Character-driven, the film is intelligently structured so as to deal with the character development first. David starts as very unlikeable but as the film progresses, we can relate if not identify with him and his dilemma.
Yet, there’s no attempt to make David appear sympathetic and the film is piercingly honest throughout. The big plot developments come at an advanced stage and build up to a very poignant climax.
Coixet makes Elegy a consistently thought-provoking film and she does it with great subtlety. It’s ironic and all the more rewarding that it should be a female director who provides a meaningful insight in dealing with such particularly male issues.
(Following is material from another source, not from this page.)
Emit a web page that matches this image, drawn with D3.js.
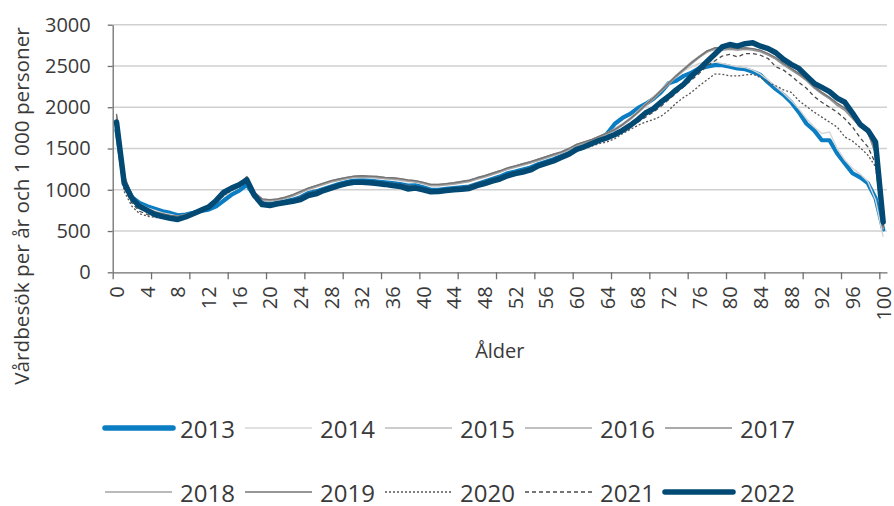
<!DOCTYPE html>
<html>
<head>
<meta charset="utf-8">
<script src="https://cdn.jsdelivr.net/npm/d3@7"></script>
<style>
  html, body { margin: 0; padding: 0; background: #fff; }
  svg { display: block; font-family: "Open Sans", "Noto Sans", sans-serif; }
</style>
</head>
<body>
<svg id="chart" width="894" height="506"></svg>
<script>
// ---------- DATA ----------
const ages = d3.range(0, 101);
const yTickValues = [0, 500, 1000, 1500, 2000, 2500, 3000];
const xLabelValues = [0,4,8,12,16,20,24,28,32,36,40,44,48,52,56,60,64,68,72,76,80,84,88,92,96,100];
const years = ["2013","2014","2015","2016","2017","2018","2019","2020","2021","2022"];

const v2013 = [1720,1100,910,840,800,770,740,720,690,700,720,745,760,800,870,940,990,1060,920,850,840,
  850,865,880,910,960,980,1010,1040,1070,1095,1110,1115,1110,1100,1090,1080,1070,1050,1055,1030,
  1000,1000,1010,1020,1030,1040,1070,1100,1130,1160,1200,1220,1245,1270,1310,1340,1370,1410,1450,1500,
  1530,1570,1610,1680,1800,1870,1920,1990,2040,2100,2180,2290,2320,2380,2420,2470,2490,2510,2510,2490,
  2470,2460,2430,2390,2300,2220,2150,2060,1940,1800,1720,1600,1600,1440,1320,1200,1150,1080,900,520];
const v2014 = [1800,1130,930,830,780,750,720,700,680,700,730,760,790,840,920,980,1030,1110,950,870,860,
  870,890,920,960,1000,1030,1060,1090,1110,1130,1145,1150,1145,1140,1130,1120,1110,1095,1090,1070,
  1045,1045,1055,1065,1080,1095,1125,1150,1180,1210,1245,1270,1295,1320,1350,1380,1410,1440,1480,1525,
  1560,1590,1630,1670,1740,1800,1870,1950,2040,2120,2210,2300,2380,2440,2490,2530,2550,2550,2530,2510,
  2490,2480,2450,2400,2330,2250,2170,2080,1980,1860,1760,1680,1700,1500,1360,1260,1190,1100,880,430];
const v2015 = [1850,1140,920,810,760,720,700,685,670,690,720,760,800,860,940,1000,1050,1140,960,880,870,
  885,905,935,975,1015,1045,1075,1105,1125,1145,1160,1165,1160,1155,1145,1140,1130,1115,1105,1085,
  1060,1060,1070,1080,1095,1110,1140,1165,1195,1225,1260,1285,1310,1335,1365,1395,1425,1455,1495,1545,
  1575,1605,1645,1685,1740,1800,1870,1950,2040,2120,2210,2300,2390,2470,2550,2620,2680,2700,2690,2700,
  2690,2700,2690,2670,2630,2580,2510,2450,2390,2320,2230,2160,2100,2020,1960,1860,1760,1690,1440,520];
const v2016 = [1900,1160,930,815,765,725,705,690,675,695,725,765,805,865,945,1005,1055,1155,965,885,875,
  890,910,940,980,1020,1050,1080,1110,1130,1150,1165,1170,1165,1160,1150,1145,1135,1120,1110,1090,
  1065,1065,1075,1085,1100,1115,1145,1170,1200,1230,1265,1290,1315,1340,1370,1400,1430,1460,1500,1550,
  1580,1610,1650,1690,1735,1795,1865,1945,2035,2115,2205,2295,2385,2465,2545,2615,2685,2710,2700,2710,
  2700,2710,2700,2680,2640,2590,2520,2460,2400,2330,2240,2170,2110,2030,1970,1870,1770,1700,1450,530];
const v2017 = [1880,1150,925,810,760,720,700,680,670,690,720,760,800,860,940,1000,1050,1150,960,880,870,
  880,900,930,970,1010,1040,1070,1100,1120,1140,1155,1160,1155,1150,1140,1135,1125,1110,1100,1080,
  1055,1055,1065,1075,1090,1105,1135,1160,1190,1220,1255,1280,1305,1330,1360,1390,1420,1450,1490,1540,
  1570,1600,1640,1680,1725,1785,1855,1935,2025,2105,2195,2285,2375,2455,2535,2605,2675,2705,2695,2705,
  2695,2705,2695,2675,2635,2585,2515,2455,2395,2325,2235,2165,2105,2025,1965,1865,1765,1695,1440,520];
const v2018 = [1870,1140,915,805,755,715,695,675,665,685,715,755,795,855,935,995,1045,1145,955,875,865,
  875,895,925,965,1005,1035,1065,1095,1115,1135,1150,1155,1150,1145,1135,1130,1120,1105,1095,1075,
  1050,1050,1060,1070,1085,1100,1130,1155,1185,1215,1250,1275,1300,1325,1355,1385,1415,1445,1485,1535,
  1565,1595,1635,1675,1720,1780,1850,1930,2015,2095,2185,2275,2365,2445,2525,2600,2665,2700,2700,2710,
  2705,2715,2705,2685,2645,2595,2525,2465,2410,2340,2250,2180,2120,2040,1980,1880,1780,1710,1460,530];
const v2019 = [1920,1170,935,820,770,730,710,690,680,700,730,770,810,870,950,1010,1060,1160,970,890,880,
  890,910,940,980,1020,1050,1080,1110,1130,1150,1165,1170,1165,1160,1150,1145,1135,1120,1110,1090,
  1065,1065,1075,1085,1100,1115,1145,1170,1200,1230,1265,1290,1315,1340,1370,1400,1430,1460,1500,1550,
  1580,1610,1650,1690,1730,1790,1860,1940,2030,2110,2200,2290,2380,2460,2540,2610,2680,2720,2720,2720,
  2710,2720,2710,2690,2650,2600,2530,2470,2410,2340,2250,2180,2120,2050,1990,1890,1790,1720,1470,540];
const v2020 = [1750,980,800,710,680,665,655,645,640,680,715,755,790,850,930,990,1030,1100,920,850,840,
  850,865,885,920,960,990,1020,1050,1075,1095,1110,1115,1110,1100,1090,1080,1070,1055,1045,1025,
  1005,1005,1015,1025,1035,1050,1080,1105,1135,1160,1195,1220,1245,1270,1300,1330,1360,1395,1430,1470,
  1500,1530,1560,1580,1620,1680,1730,1780,1820,1850,1890,1960,2050,2120,2180,2260,2330,2400,2400,2380,
  2380,2390,2400,2360,2300,2260,2210,2180,2080,2010,1940,1880,1820,1760,1640,1590,1510,1420,1280,560];
const v2021 = [1780,1020,840,740,700,680,665,655,650,685,720,760,800,860,950,1010,1050,1120,940,850,830,
  845,860,880,905,950,975,1010,1040,1065,1090,1105,1110,1105,1095,1085,1075,1065,1045,1040,1020,
  995,1000,1010,1020,1030,1045,1075,1100,1130,1155,1190,1215,1240,1265,1300,1335,1365,1400,1440,1480,
  1510,1545,1580,1610,1650,1710,1760,1820,1880,1940,2010,2090,2170,2250,2330,2410,2500,2560,2620,2640,
  2610,2650,2650,2630,2590,2490,2450,2380,2300,2230,2130,2060,2000,1940,1860,1760,1630,1520,1320,560];
const v2022 = [1820,1080,900,800,750,700,675,655,640,670,710,750,790,870,970,1020,1060,1120,930,820,810,
  830,845,860,880,930,950,990,1020,1050,1075,1090,1090,1085,1075,1065,1050,1040,1010,1020,1000,
  975,980,990,1000,1005,1015,1050,1075,1105,1130,1170,1195,1215,1240,1290,1320,1350,1390,1430,1490,
  1520,1560,1600,1630,1670,1720,1780,1850,1930,1980,2060,2130,2210,2280,2380,2460,2550,2640,2730,2760,
  2740,2770,2780,2740,2710,2660,2580,2520,2470,2380,2290,2240,2190,2110,2060,1930,1790,1720,1580,610];

const seriesValues = [v2013, v2014, v2015, v2016, v2017, v2018, v2019, v2020, v2021, v2022];

// ---------- STYLE ----------
const styles = {
  "2013": { color: "#0b7dc2", width: 4.2, dash: null },
  "2014": { color: "#d6d6d6", width: 1.4, dash: null },
  "2015": { color: "#bdbdbd", width: 1.4, dash: null },
  "2016": { color: "#ababab", width: 1.4, dash: null },
  "2017": { color: "#8e8e8e", width: 1.4, dash: null },
  "2018": { color: "#a3a3a3", width: 1.4, dash: null },
  "2019": { color: "#747474", width: 1.4, dash: null },
  "2020": { color: "#555555", width: 1.3, dash: "2,2" },
  "2021": { color: "#4a4a4a", width: 1.3, dash: "4,3" },
  "2022": { color: "#024a74", width: 5.5, dash: null }
};

const svg = d3.select("#chart");
const plotL = 112.7, plotR = 887, plotT = 24.7, plotB = 272.3;
const x = d3.scaleLinear().domain([-0.5, 100.5]).range([plotL, plotR]);
const y = d3.scaleLinear().domain([0, 3000]).range([plotB, plotT]);
const textColor = "#3a3a3a";
const axisColor = "#6f6f6f";

// gridlines
svg.append("g").selectAll("line")
  .data(yTickValues.filter(v => v > 0))
  .join("line")
  .attr("x1", plotL).attr("x2", plotR)
  .attr("y1", d => y(d)).attr("y2", d => y(d))
  .attr("stroke", "#d0d0d0").attr("stroke-width", 1.4);

// y axis
const yAxis = svg.append("g").attr("transform", `translate(${plotL},0)`)
  .call(d3.axisLeft(y).tickValues(yTickValues).tickSize(5).tickSizeOuter(0).tickPadding(17)
        .tickFormat(d3.format("d")));
yAxis.select(".domain").attr("stroke", axisColor).attr("stroke-width", 1.3);
yAxis.selectAll(".tick line").attr("stroke", axisColor).attr("stroke-width", 1.3);
yAxis.selectAll("text").attr("fill", textColor).style("font-size", "20px")
  .style("font-family", "'Open Sans', sans-serif");

// x axis ticks (every 5 categories, at boundaries)
const tickBounds = d3.range(0, 21).map(k => k * 5 - 0.5);
const xAxis = svg.append("g").attr("transform", `translate(0,${plotB})`)
  .call(d3.axisBottom(x).tickValues(tickBounds).tickSize(7).tickSizeOuter(0).tickFormat(""));
xAxis.select(".domain").attr("stroke", axisColor).attr("stroke-width", 1.3);
xAxis.selectAll(".tick line").attr("stroke", axisColor).attr("stroke-width", 1.3);

// x labels (rotated)
const xLab = svg.append("g").attr("transform", `translate(0,${plotB})`)
  .call(d3.axisBottom(x).tickValues(xLabelValues).tickSize(0).tickSizeOuter(0).tickFormat(d3.format("d")));
xLab.select(".domain").remove();
xLab.selectAll("text")
  .attr("fill", textColor).style("font-size", "20px")
  .style("font-family", "'Open Sans', sans-serif")
  .attr("text-anchor", "end")
  .attr("dy", null)
  .attr("y", 0)
  .attr("transform", "translate(-0.5,14) rotate(-90)")
  .attr("dominant-baseline", "central");

// axis titles
svg.append("text")
  .attr("x", (plotL + plotR) / 2).attr("y", 350)
  .attr("text-anchor", "middle").attr("dominant-baseline", "central")
  .attr("fill", textColor).style("font-size", "20px")
  .text("Ålder");

svg.append("text")
  .attr("transform", "translate(21,206) rotate(-90)")
  .attr("text-anchor", "middle").attr("dominant-baseline", "central")
  .attr("fill", textColor).style("font-size", "20.7px")
  .text("Vårdbesök per år och 1 000 personer");

// lines
const line = d3.line()
  .x((d, i) => x(ages[i]))
  .y(d => y(d))
  .curve(d3.curveLinear);

svg.append("g").selectAll("path")
  .data(years.map((yr, i) => ({ yr, vals: seriesValues[i] })))
  .join("path")
  .attr("d", d => line(d.vals))
  .attr("fill", "none")
  .attr("stroke", d => styles[d.yr].color)
  .attr("stroke-width", d => styles[d.yr].width)
  .attr("stroke-dasharray", d => styles[d.yr].dash)
  .attr("stroke-linejoin", "round")
  .attr("stroke-linecap", d => styles[d.yr].width > 3 ? "round" : "butt");

// legend
const legend = svg.append("g");
const items = legend.selectAll("g")
  .data(years)
  .join("g")
  .attr("transform", (d, i) => `translate(${105 + (i % 5) * 140},${i < 5 ? 428 : 492})`);
items.append("line")
  .attr("x1", 0).attr("x2", d => styles[d].width > 3 ? 68 : 67)
  .attr("y1", 0).attr("y2", 0)
  .attr("stroke", d => styles[d].color)
  .attr("stroke-width", d => styles[d].width > 3 ? 5.5 : 1.5)
  .attr("stroke-dasharray", d => styles[d].dash)
  .attr("stroke-linecap", d => styles[d].width > 3 ? "round" : "butt");
items.append("text")
  .attr("x", 75).attr("y", 0)
  .attr("dominant-baseline", "central")
  .attr("fill", textColor).style("font-size", "24px")
  .text(d => d);
</script>
</body>
</html>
(Elegy was withdrawn from release a day after I reviewed it).
Eastwood errs - **
Watching Ridley Scott giving a pale imitation of his usual self in Body of Lies was bad enough. But reviewing Changeling is almost a personal defeat because I’ve admired and championed Clint Eastwood throughout his career and never more so than when he started directing. And yet, despite the unusual case it deals with, Changeling is mundane.
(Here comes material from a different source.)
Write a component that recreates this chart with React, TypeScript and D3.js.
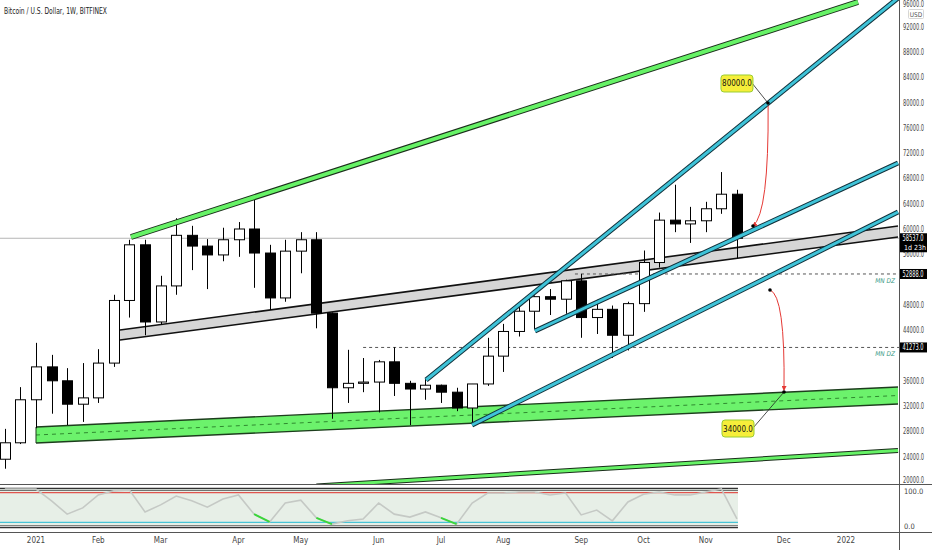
import React from 'react';
import * as d3 from 'd3';

const W = 932;
const H = 550;
const FONT = "'Liberation Sans Narrow','DejaVu Sans Condensed','Roboto Condensed',Arial,sans-serif";

// weekly bars, index 0 = week of 2021-01-04
const weekIdx = d3.range(-2, 46);
const opens = [23600, 26200, 33000, 38200, 36000, 32300, 33300, 38800, 48700, 57500, 45300, 51000, 59000, 57300, 55900, 58300, 60000, 56200, 49100, 56500, 58300, 46700, 34900, 35600, 35800, 39000, 35600, 34700, 35300, 34200, 31700, 35500, 39900, 43800, 47000, 49300, 48900, 51800, 46000, 47300, 43200, 48200, 54700, 61400, 60800, 61300, 63200, 65500];
const highs = [28400, 35000, 42000, 40100, 38000, 38800, 41000, 49600, 58300, 58300, 52600, 61700, 60500, 58400, 60200, 61100, 64700, 57500, 58300, 59500, 59500, 46800, 40900, 39600, 39300, 41300, 36000, 36400, 35400, 34900, 35500, 42800, 45000, 48100, 49500, 50500, 52000, 52900, 48800, 47900, 48500, 56600, 62600, 67000, 63500, 64300, 69000, 66200];
const lows = [22100, 26000, 28500, 30800, 29000, 29500, 32500, 38200, 46000, 43200, 44900, 49600, 53500, 50500, 54900, 55600, 50700, 47200, 48500, 53000, 44300, 30000, 32500, 34200, 31000, 33600, 29000, 33000, 32500, 31200, 29300, 35200, 37400, 43000, 44200, 46400, 46600, 42800, 43400, 39600, 40800, 46900, 53900, 59500, 57800, 59500, 62400, 55400];
const closes = [26200, 33000, 38200, 36000, 32300, 33300, 38800, 48700, 57500, 45300, 51000, 59000, 57300, 55900, 58300, 60000, 56200, 49100, 56500, 58300, 46700, 34900, 35600, 35800, 39000, 35600, 34700, 35300, 34200, 31700, 35500, 39900, 43800, 47000, 49300, 48900, 51800, 46000, 47300, 43200, 48200, 54700, 61400, 60800, 61300, 63200, 65500, 58537];

// oscillator (0-100) per weekly bar
const oscValues = [100, 100, 100, 68, 32, 49, 84, 95, 97, 38, 57, 81, 68, 51, 73, 84, 32, 11, 62, 70, 22, 5, 14, 19, 62, 32, 24, 38, 22, 5, 62, 89, 89, 92, 92, 84, 89, 30, 43, 14, 65, 86, 92, 84, 84, 92, 100, 19];
const oscGreenSegments = [[14, 15], [18, 19], [26, 27]];
const oscUpper = 90;
const oscLower = 10;

const monthLabels = ['2021', 'Feb', 'Mar', 'Apr', 'May', 'Jun', 'Jul', 'Aug', 'Sep', 'Oct', 'Nov', 'Dec', '2022'];
const monthIdx = [0, 4, 8, 13, 17, 22, 26, 30, 35, 39, 43, 48, 52];
const priceTicks = d3.range(20000, 96001, 4000);

// drawings in (bar index, price)
const grayBandTop = [[5.39, 44032], [55.34, 60474]];
const grayBandBottom = [[5.39, 42451], [55.34, 58735]];
const greenBandTop = [[0, 28696], [55.34, 35020]];
const greenBandBottom = [[0, 26166], [55.34, 32332]];
const greenTopLine = [[6.1, 58735], [52.77, 95889]];
const greenLowLine = [[18, 19368], [55.34, 24980]];
const cyanLines = [
  [[25.04, 36126], [55.34, 96522]],
  [[32.03, 43874], [55.34, 70435]],
  [[27.99, 29012], [55.34, 62688]],
];
const zoneLevels = [52888, 41273];
const zoneStart = [34.6, 21];
const lastPrice = 58537;
const callouts = [
  { label: '80000.0', i: 46.99, p: 79921 },
  { label: '34000.0', i: 48.02, p: 34229 },
];
const arrows = [
  { from: [47.0, 79500], ctrl: [47.05, 62500], to: [46.03, 60474] },
  { from: [47.12, 50356], ctrl: [48.1, 49500], to: [48.02, 34545] },
];

export default function App() {
  const x = d3.scaleLinear().domain([0, 52]).range([36, 846]);
  const y = d3.scaleLinear().domain([20000, 96000]).range([482, 1.3]);
  const yo = d3.scaleLinear().domain([0, 100]).range([526, 489]);
  const bw = 10;
  const axisX = 899;
  const oscEnd = x(45) + 1;

  const seg = (pts: number[][]) => ({ x1: x(pts[0][0]), y1: y(pts[0][1]), x2: x(pts[1][0]), y2: y(pts[1][1]) });
  const band = (top: number[][], bot: number[][]) =>
    `M${x(top[0][0])},${y(top[0][1])}L${x(top[1][0])},${y(top[1][1])}L${x(bot[1][0])},${y(bot[1][1])}L${x(bot[0][0])},${y(bot[0][1])}Z`;

  const oscLine = d3.line<number>().x((_, k) => x(weekIdx[k])).y((v) => yo(v));

  const gT = seg(grayBandTop), gB = seg(grayBandBottom);
  const eT = seg(greenBandTop), eB = seg(greenBandBottom);

  const boxLevels = [lastPrice, ...zoneLevels];
  const visibleTicks = priceTicks.filter((p) => boxLevels.every((b) => Math.abs(y(p) - y(b)) > 9 || (b === lastPrice && y(p) < y(b) - 7)));

  const tickY = (p: number) => {
    const v = y(p) + 3;
    return Math.min(Math.max(v, 7), 483);
  };

  return (
    <svg width={W} height={H} style={{ position: 'absolute', left: 0, top: 0, background: '#fff' }} fontFamily={FONT}>
      <defs>
        <clipPath id="main"><rect x={0} y={0} width={axisX} height={484} /></clipPath>
        <marker id="ah" viewBox="0 0 10 10" refX="8" refY="5" markerWidth="5" markerHeight="5" orient="auto">
          <path d="M0,0L10,5L0,10Z" fill="#e53935" />
        </marker>
      </defs>
      <rect width={W} height={H} fill="#fff" />
      <text x={4} y={14} fontSize={9} fill="#222" textLength={103} lengthAdjust="spacingAndGlyphs">Bitcoin / U.S. Dollar, 1W, BITFINEX</text>

      <g clipPath="url(#main)">
        <line x1={0} x2={axisX} y1={y(lastPrice)} y2={y(lastPrice)} stroke="#b5b5b5" strokeWidth={1} />
        <path d={band(grayBandTop, grayBandBottom)} fill="#d6d6d6" />
        <line {...gT} stroke="#111" strokeWidth={1.6} />
        <line {...gB} stroke="#111" strokeWidth={1.6} />
        <path d={band(greenBandTop, greenBandBottom)} fill="#6cf26c" />
        <line {...eT} stroke="#1d3d1d" strokeWidth={1.4} />
        <line {...eB} stroke="#1d3d1d" strokeWidth={1.4} />
        <line x1={(eT.x1 + eB.x1) / 2} y1={(eT.y1 + eB.y1) / 2} x2={(eT.x2 + eB.x2) / 2} y2={(eT.y2 + eB.y2) / 2} stroke="#2f8a2f" strokeWidth={1} strokeDasharray="4,4" />
        <line x1={eT.x1} y1={eT.y1} x2={eB.x1} y2={eB.y1} stroke="#1d3d1d" strokeWidth={1} />

        {zoneLevels.map((lv, k) => (
          <g key={lv}>
            <line x1={x(zoneStart[k])} x2={axisX} y1={y(lv)} y2={y(lv)} stroke="#555" strokeWidth={1} strokeDasharray="3,3" />
            <text x={895} y={y(lv) + 9} fontSize={6.5} fill="#3d9a86" textAnchor="end" fontStyle="italic">MN DZ</text>
          </g>
        ))}

        {weekIdx.map((w, k) => {
          const o = opens[k], c = closes[k];
          const up = c >= o;
          const cx = Math.round(x(w)) + 0.5;
          const top = y(Math.max(o, c)), bot = y(Math.min(o, c));
          return (
            <g key={w}>
              <line x1={cx} x2={cx} y1={y(highs[k])} y2={y(lows[k])} stroke="#000" strokeWidth={1} />
              <rect x={cx - bw / 2} y={top} width={bw} height={Math.max(1, bot - top)} fill={up ? '#fff' : '#000'} stroke="#000" strokeWidth={1} />
            </g>
          );
        })}

        {[greenTopLine, greenLowLine].map((l, k) => (
          <g key={'g' + k}>
            <line {...seg(l)} stroke="#1a2e1a" strokeWidth={k === 0 ? 6 : 5} />
            <line {...seg(l)} stroke="#66f266" strokeWidth={k === 0 ? 4 : 3} />
          </g>
        ))}
        {cyanLines.map((l, k) => (
          <g key={'c' + k}>
            <line {...seg(l)} stroke="#10303a" strokeWidth={5} />
            <line {...seg(l)} stroke="#3fc3d8" strokeWidth={3} />
          </g>
        ))}

        {arrows.map((a, k) => (
          <path key={'a' + k} d={`M${x(a.from[0])},${y(a.from[1])}Q${x(a.ctrl[0])},${y(a.ctrl[1])} ${x(a.to[0])},${y(a.to[1])}`} fill="none" stroke="#e53935" strokeWidth={1} markerEnd="url(#ah)" />
        ))}
        <circle cx={x(arrows[0].to[0])} cy={y(arrows[0].to[1])} r={1.8} fill="#000" />
        <circle cx={x(arrows[1].from[0])} cy={y(arrows[1].from[1])} r={1.8} fill="#000" />

        {callouts.map((c, k) => {
          const ax = x(c.i), ay = y(c.p);
          const bx = k === 0 ? ax - 47 : ax - 62;
          const by = k === 0 ? ay - 28 : ay + 28;
          return (
            <g key={c.label}>
              <line x1={bx + 31} y1={by + 8} x2={ax} y2={ay} stroke="#222" strokeWidth={0.8} />
              <circle cx={ax} cy={ay} r={1.8} fill="#000" />
              <rect x={bx} y={by} width={32} height={17} rx={3} fill="#f6ee3a" stroke="#9acd32" strokeWidth={1} />
              <text x={bx + 16} y={by + 11.5} fontSize={8} textAnchor="middle" fill="#111">{c.label}</text>
            </g>
          );
        })}
      </g>

      <line x1={0} x2={W} y1={484.5} y2={484.5} stroke="#555" strokeWidth={1} />
      <line x1={0} x2={W} y1={532.5} y2={532.5} stroke="#555" strokeWidth={1} />
      <line x1={axisX + 0.5} x2={axisX + 0.5} y1={0} y2={H} stroke="#555" strokeWidth={1} />

      <rect x={0} y={yo(100)} width={oscEnd} height={yo(0) - yo(100)} fill="#e7efe7" />
      <line x1={0} x2={oscEnd} y1={488.3} y2={488.3} stroke="#333" strokeWidth={1.2} />
      <line x1={0} x2={oscEnd} y1={490.3} y2={490.3} stroke="#555" strokeWidth={1} />
      <line x1={0} x2={oscEnd} y1={525.8} y2={525.8} stroke="#555" strokeWidth={1} />
      <line x1={0} x2={oscEnd} y1={527.6} y2={527.6} stroke="#333" strokeWidth={1.2} />
      <line x1={0} x2={oscEnd} y1={yo(oscUpper)} y2={yo(oscUpper)} stroke="#e0554f" strokeWidth={1.3} />
      <line x1={0} x2={oscEnd} y1={yo(oscLower)} y2={yo(oscLower)} stroke="#47c3d6" strokeWidth={1.3} />
      <path d={oscLine(oscValues) || ''} fill="none" stroke="#c5c9c5" strokeWidth={1.6} />
      {oscGreenSegments.map(([a, b]) => (
        <line key={a} x1={x(a)} y1={yo(oscValues[a + 2])} x2={x(b)} y2={yo(oscValues[b + 2])} stroke="#3ad63a" strokeWidth={1.8} />
      ))}

      {visibleTicks.map((p) => (
        <text key={p} x={903} y={tickY(p)} fontSize={8} fill="#444" textLength={21} lengthAdjust="spacingAndGlyphs">{p.toFixed(1)}</text>
      ))}
      <rect x={908.5} y={9.5} width={15} height={9} fill="#fff" stroke="#ccc" strokeWidth={0.8} rx={1} />
      <text x={916} y={16.5} fontSize={6.5} fill="#555" textAnchor="middle">USD</text>

      <rect x={900} y={y(lastPrice) - 5} width={27} height={19} fill="#000" />
      <text x={902.5} y={y(lastPrice) + 3} fontSize={8} fill="#fff" textLength={21} lengthAdjust="spacingAndGlyphs">{lastPrice.toFixed(1)}</text>
      <text x={904} y={y(lastPrice) + 11.5} fontSize={7} fill="#fff">1d 23h</text>
      {zoneLevels.map((lv) => (
        <g key={'z' + lv}>
          <rect x={900} y={y(lv) - 5} width={27} height={10} fill="#000" />
          <text x={902.5} y={y(lv) + 3} fontSize={8} fill="#fff" textLength={21} lengthAdjust="spacingAndGlyphs">{lv.toFixed(1)}</text>
        </g>
      ))}

      <text x={904} y={yo(100) + 4.5} fontSize={7.5} fill="#444">100.0</text>
      <text x={904} y={yo(0) + 3} fontSize={7.5} fill="#444">0.0</text>

      {monthLabels.map((m, k) => (
        <text key={m} x={x(monthIdx[k])} y={543} fontSize={8} fill="#444" textAnchor="middle">{m}</text>
      ))}
    </svg>
  );
}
On March 10, 1928, single mother Christine Collins (Angelina Jolie) returned home to find that her nine-year-old son, Walter, was missing. She reported his disappearance to the Los Angeles police who gave it very little attention.
Months later, Christine is told by Captain J.J. Jones (Jeffrey Donovan) that they’ve found Walter. The police organise a publicised reunion with the press in attendance so as to get some good PR to counter their justified reputation for being thoroughly corrupt.
Christine is shocked to find that the boy is not her son, her case is taken up by the Rev. Gustav Briegleb (John Malkovich), a preacher with a popular radio programme but Jones ignores and later, accuses and offends Christine.
When she goes to the press, Jones has her committed to a lunatic asylum. Meanwhile, police detective Lester Ybarra (Michael Kelly) drives to the Northcott Ranch to catch and deport a juvenile illegal immigrant.
The youth’s capture led to what became known as The Wineville Chicken Coop Murders, one of the most notorious cases in 1920s California and which could have been linked to the Collins case.
Changeling has two major handicaps, screenwriter writer J. Michael Straczynski and
Director Clint Eastwood. Straczynski is mainly a TV writer and, not surprisingly, Changeling unfolds like an inferior made for TV film with a superior budget and production values.
The script is so dull as to neuter the many opportunities the original case presented. Its sole purpose seems to be to set up a number of set pieces, the likes of which we’ve seen several times over. It contains no characterisation and the characters’ function is merely to advance the plot from point A to B.
Eastwood’s story telling skills are nowhere in sight during most of Changeling. He directs the proceedings in a slow, flat manner and, given its melodramatic tone, the film resembles a 1940s melodrama.
The period re-creation is lavish and convincing though the era’s hats and make-up often make Jolie look ghastly. There are no interesting shades of grey. Everyone is depicted in shades of satanical black or virginal white and since there’s no characterisation there are no performances.
Eastwood seems bent on making a near documentary and he’s been courageous enough to remain faithful to the ending of the actual case, even though this prevents the film from having closure. But I’ve seen documentaries that would put Changeling to shame.
At the other extreme we find melodramatic depictions like those in the asylum. It’s only during the brief exterior sequences of the possibly linked investigation that Eastwood recovers his original style.
Here, his direction is faultless as he’s understated without detracting from the chilling nature of the case. That temporary exception emphasises the main problem with Changeling- its telling is just too ordinary to deserve attention.